[START]

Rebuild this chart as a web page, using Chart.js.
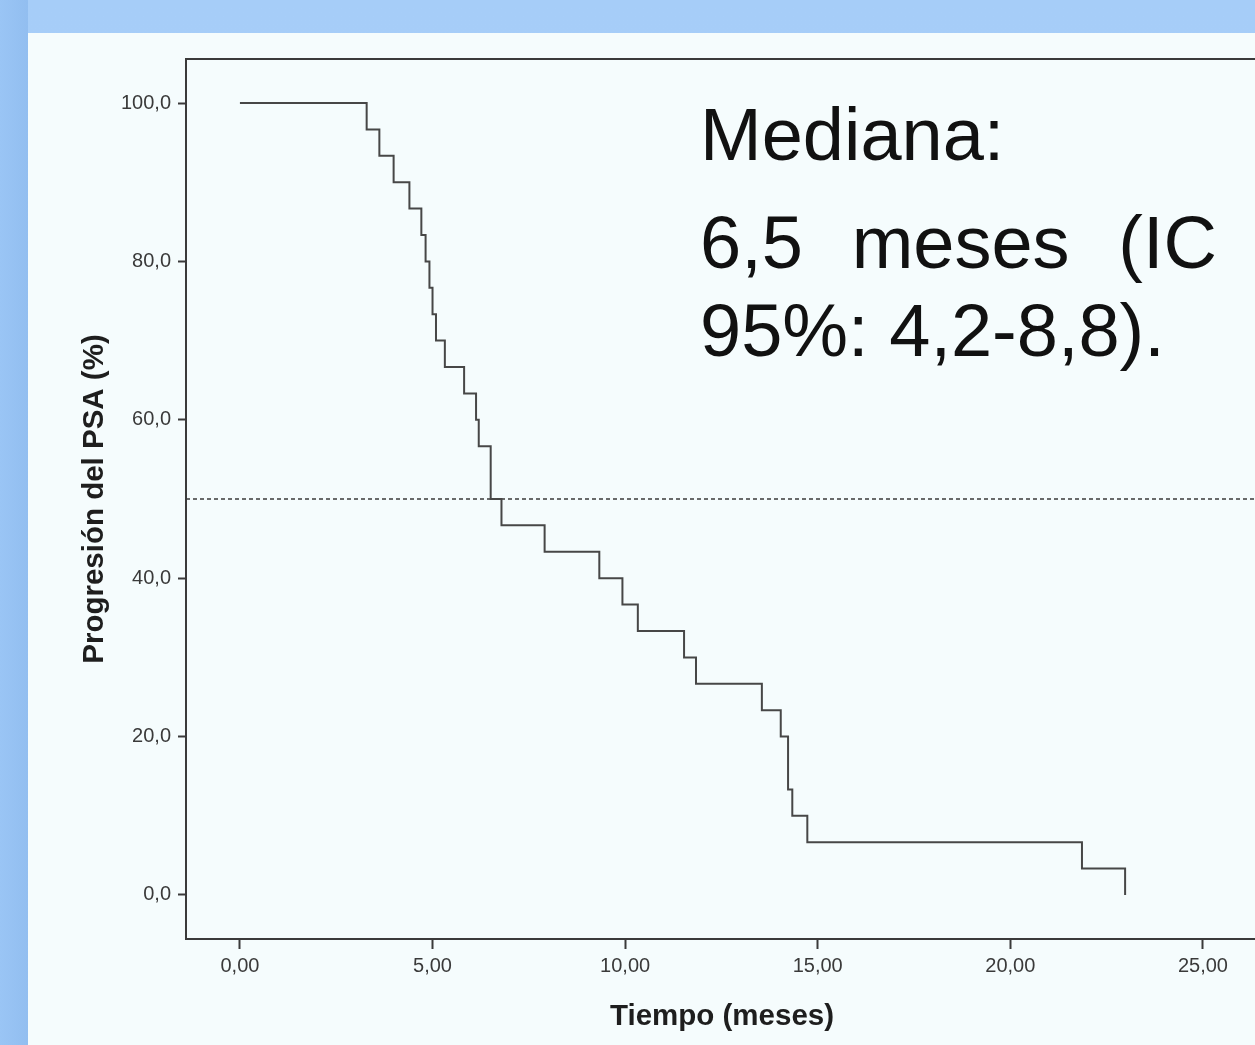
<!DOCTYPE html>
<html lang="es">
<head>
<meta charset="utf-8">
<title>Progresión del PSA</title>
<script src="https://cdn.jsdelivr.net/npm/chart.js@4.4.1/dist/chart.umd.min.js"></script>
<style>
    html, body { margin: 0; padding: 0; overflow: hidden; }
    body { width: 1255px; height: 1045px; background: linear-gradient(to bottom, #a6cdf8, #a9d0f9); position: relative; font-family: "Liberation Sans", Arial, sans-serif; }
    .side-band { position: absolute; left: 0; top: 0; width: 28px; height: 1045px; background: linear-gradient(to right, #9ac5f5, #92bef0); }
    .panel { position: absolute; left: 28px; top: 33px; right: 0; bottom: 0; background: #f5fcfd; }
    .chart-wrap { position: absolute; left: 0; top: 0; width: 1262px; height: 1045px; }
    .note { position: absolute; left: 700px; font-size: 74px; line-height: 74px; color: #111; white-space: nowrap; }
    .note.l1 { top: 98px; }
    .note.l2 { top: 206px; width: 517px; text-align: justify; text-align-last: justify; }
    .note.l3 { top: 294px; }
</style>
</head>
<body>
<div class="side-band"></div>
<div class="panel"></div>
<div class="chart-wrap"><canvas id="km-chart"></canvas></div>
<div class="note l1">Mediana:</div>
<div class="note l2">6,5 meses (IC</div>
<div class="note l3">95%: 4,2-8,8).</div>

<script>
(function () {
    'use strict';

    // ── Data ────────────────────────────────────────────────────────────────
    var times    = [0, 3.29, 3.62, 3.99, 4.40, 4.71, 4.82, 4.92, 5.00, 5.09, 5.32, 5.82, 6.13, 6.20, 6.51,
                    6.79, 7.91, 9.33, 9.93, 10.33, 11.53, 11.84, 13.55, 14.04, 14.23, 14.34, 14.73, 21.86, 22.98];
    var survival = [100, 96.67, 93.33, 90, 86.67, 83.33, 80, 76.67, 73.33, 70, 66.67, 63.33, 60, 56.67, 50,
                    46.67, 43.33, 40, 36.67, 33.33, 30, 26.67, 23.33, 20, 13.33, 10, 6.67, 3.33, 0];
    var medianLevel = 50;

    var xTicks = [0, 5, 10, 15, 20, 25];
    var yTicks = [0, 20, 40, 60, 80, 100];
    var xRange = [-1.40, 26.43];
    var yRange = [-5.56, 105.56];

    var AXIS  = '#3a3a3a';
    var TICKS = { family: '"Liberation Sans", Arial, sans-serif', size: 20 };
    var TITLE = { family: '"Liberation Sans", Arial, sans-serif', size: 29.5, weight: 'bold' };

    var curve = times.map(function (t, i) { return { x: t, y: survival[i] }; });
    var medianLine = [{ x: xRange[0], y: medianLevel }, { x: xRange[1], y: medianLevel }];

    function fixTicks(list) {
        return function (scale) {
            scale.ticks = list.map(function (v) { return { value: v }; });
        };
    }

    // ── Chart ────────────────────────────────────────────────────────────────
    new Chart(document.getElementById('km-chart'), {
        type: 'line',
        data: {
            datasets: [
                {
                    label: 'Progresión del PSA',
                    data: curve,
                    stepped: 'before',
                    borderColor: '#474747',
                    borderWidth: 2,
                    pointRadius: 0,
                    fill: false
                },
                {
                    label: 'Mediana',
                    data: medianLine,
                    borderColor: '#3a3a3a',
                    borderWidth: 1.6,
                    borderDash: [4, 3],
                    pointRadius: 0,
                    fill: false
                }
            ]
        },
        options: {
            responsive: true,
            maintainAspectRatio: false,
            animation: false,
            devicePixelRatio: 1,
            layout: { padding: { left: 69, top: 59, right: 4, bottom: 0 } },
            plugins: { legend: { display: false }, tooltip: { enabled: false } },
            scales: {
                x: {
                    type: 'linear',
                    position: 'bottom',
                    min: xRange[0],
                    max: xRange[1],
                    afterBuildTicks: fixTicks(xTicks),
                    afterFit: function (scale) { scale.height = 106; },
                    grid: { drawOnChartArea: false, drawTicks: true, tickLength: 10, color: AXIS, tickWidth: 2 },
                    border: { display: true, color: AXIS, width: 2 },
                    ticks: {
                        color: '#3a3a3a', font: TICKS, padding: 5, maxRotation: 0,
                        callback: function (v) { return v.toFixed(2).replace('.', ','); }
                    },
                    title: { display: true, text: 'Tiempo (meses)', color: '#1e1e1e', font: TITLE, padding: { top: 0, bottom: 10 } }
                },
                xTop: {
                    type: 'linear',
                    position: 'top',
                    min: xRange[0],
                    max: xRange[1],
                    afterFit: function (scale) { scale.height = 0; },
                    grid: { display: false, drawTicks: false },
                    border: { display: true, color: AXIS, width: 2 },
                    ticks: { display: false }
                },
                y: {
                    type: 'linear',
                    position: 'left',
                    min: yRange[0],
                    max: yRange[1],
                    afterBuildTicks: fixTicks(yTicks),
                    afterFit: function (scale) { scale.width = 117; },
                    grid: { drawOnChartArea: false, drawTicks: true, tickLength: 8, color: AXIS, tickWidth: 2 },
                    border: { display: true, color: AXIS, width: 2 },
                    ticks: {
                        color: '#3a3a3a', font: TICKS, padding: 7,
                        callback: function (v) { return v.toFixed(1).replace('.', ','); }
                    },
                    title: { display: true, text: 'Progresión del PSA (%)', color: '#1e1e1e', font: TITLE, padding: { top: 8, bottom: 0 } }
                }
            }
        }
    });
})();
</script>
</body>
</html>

[END]

EXERCISE INSTRUCTIONS:
Without the pictures, write out the whole listing above exactly as it appears.

SOLUTION TO THE EXERCISE:
Rebuild this chart as a web page, using Chart.js.
<!DOCTYPE html>
<html lang="es">
<head>
<meta charset="utf-8">
<title>Progresión del PSA</title>
<script src="https://cdn.jsdelivr.net/npm/chart.js@4.4.1/dist/chart.umd.min.js"></script>
<style>
    html, body { margin: 0; padding: 0; overflow: hidden; }
    body { width: 1255px; height: 1045px; background: linear-gradient(to bottom, #a6cdf8, #a9d0f9); position: relative; font-family: "Liberation Sans", Arial, sans-serif; }
    .side-band { position: absolute; left: 0; top: 0; width: 28px; height: 1045px; background: linear-gradient(to right, #9ac5f5, #92bef0); }
    .panel { position: absolute; left: 28px; top: 33px; right: 0; bottom: 0; background: #f5fcfd; }
    .chart-wrap { position: absolute; left: 0; top: 0; width: 1262px; height: 1045px; }
    .note { position: absolute; left: 700px; font-size: 74px; line-height: 74px; color: #111; white-space: nowrap; }
    .note.l1 { top: 98px; }
    .note.l2 { top: 206px; width: 517px; text-align: justify; text-align-last: justify; }
    .note.l3 { top: 294px; }
</style>
</head>
<body>
<div class="side-band"></div>
<div class="panel"></div>
<div class="chart-wrap"><canvas id="km-chart"></canvas></div>
<div class="note l1">Mediana:</div>
<div class="note l2">6,5 meses (IC</div>
<div class="note l3">95%: 4,2-8,8).</div>

<script>
(function () {
    'use strict';

    // ── Data ────────────────────────────────────────────────────────────────
    var times    = [0, 3.29, 3.62, 3.99, 4.40, 4.71, 4.82, 4.92, 5.00, 5.09, 5.32, 5.82, 6.13, 6.20, 6.51,
                    6.79, 7.91, 9.33, 9.93, 10.33, 11.53, 11.84, 13.55, 14.04, 14.23, 14.34, 14.73, 21.86, 22.98];
    var survival = [100, 96.67, 93.33, 90, 86.67, 83.33, 80, 76.67, 73.33, 70, 66.67, 63.33, 60, 56.67, 50,
                    46.67, 43.33, 40, 36.67, 33.33, 30, 26.67, 23.33, 20, 13.33, 10, 6.67, 3.33, 0];
    var medianLevel = 50;

    var xTicks = [0, 5, 10, 15, 20, 25];
    var yTicks = [0, 20, 40, 60, 80, 100];
    var xRange = [-1.40, 26.43];
    var yRange = [-5.56, 105.56];

    var AXIS  = '#3a3a3a';
    var TICKS = { family: '"Liberation Sans", Arial, sans-serif', size: 20 };
    var TITLE = { family: '"Liberation Sans", Arial, sans-serif', size: 29.5, weight: 'bold' };

    var curve = times.map(function (t, i) { return { x: t, y: survival[i] }; });
    var medianLine = [{ x: xRange[0], y: medianLevel }, { x: xRange[1], y: medianLevel }];

    function fixTicks(list) {
        return function (scale) {
            scale.ticks = list.map(function (v) { return { value: v }; });
        };
    }

    // ── Chart ────────────────────────────────────────────────────────────────
    new Chart(document.getElementById('km-chart'), {
        type: 'line',
        data: {
            datasets: [
                {
                    label: 'Progresión del PSA',
                    data: curve,
                    stepped: 'before',
                    borderColor: '#474747',
                    borderWidth: 2,
                    pointRadius: 0,
                    fill: false
                },
                {
                    label: 'Mediana',
                    data: medianLine,
                    borderColor: '#3a3a3a',
                    borderWidth: 1.6,
                    borderDash: [4, 3],
                    pointRadius: 0,
                    fill: false
                }
            ]
        },
        options: {
            responsive: true,
            maintainAspectRatio: false,
            animation: false,
            devicePixelRatio: 1,
            layout: { padding: { left: 69, top: 59, right: 4, bottom: 0 } },
            plugins: { legend: { display: false }, tooltip: { enabled: false } },
            scales: {
                x: {
                    type: 'linear',
                    position: 'bottom',
                    min: xRange[0],
                    max: xRange[1],
                    afterBuildTicks: fixTicks(xTicks),
                    afterFit: function (scale) { scale.height = 106; },
                    grid: { drawOnChartArea: false, drawTicks: true, tickLength: 10, color: AXIS, tickWidth: 2 },
                    border: { display: true, color: AXIS, width: 2 },
                    ticks: {
                        color: '#3a3a3a', font: TICKS, padding: 5, maxRotation: 0,
                        callback: function (v) { return v.toFixed(2).replace('.', ','); }
                    },
                    title: { display: true, text: 'Tiempo (meses)', color: '#1e1e1e', font: TITLE, padding: { top: 0, bottom: 10 } }
                },
                xTop: {
                    type: 'linear',
                    position: 'top',
                    min: xRange[0],
                    max: xRange[1],
                    afterFit: function (scale) { scale.height = 0; },
                    grid: { display: false, drawTicks: false },
                    border: { display: true, color: AXIS, width: 2 },
                    ticks: { display: false }
                },
                y: {
                    type: 'linear',
                    position: 'left',
                    min: yRange[0],
                    max: yRange[1],
                    afterBuildTicks: fixTicks(yTicks),
                    afterFit: function (scale) { scale.width = 117; },
                    grid: { drawOnChartArea: false, drawTicks: true, tickLength: 8, color: AXIS, tickWidth: 2 },
                    border: { display: true, color: AXIS, width: 2 },
                    ticks: {
                        color: '#3a3a3a', font: TICKS, padding: 7,
                        callback: function (v) { return v.toFixed(1).replace('.', ','); }
                    },
                    title: { display: true, text: 'Progresión del PSA (%)', color: '#1e1e1e', font: TITLE, padding: { top: 8, bottom: 0 } }
                }
            }
        }
    });
})();
</script>
</body>
</html>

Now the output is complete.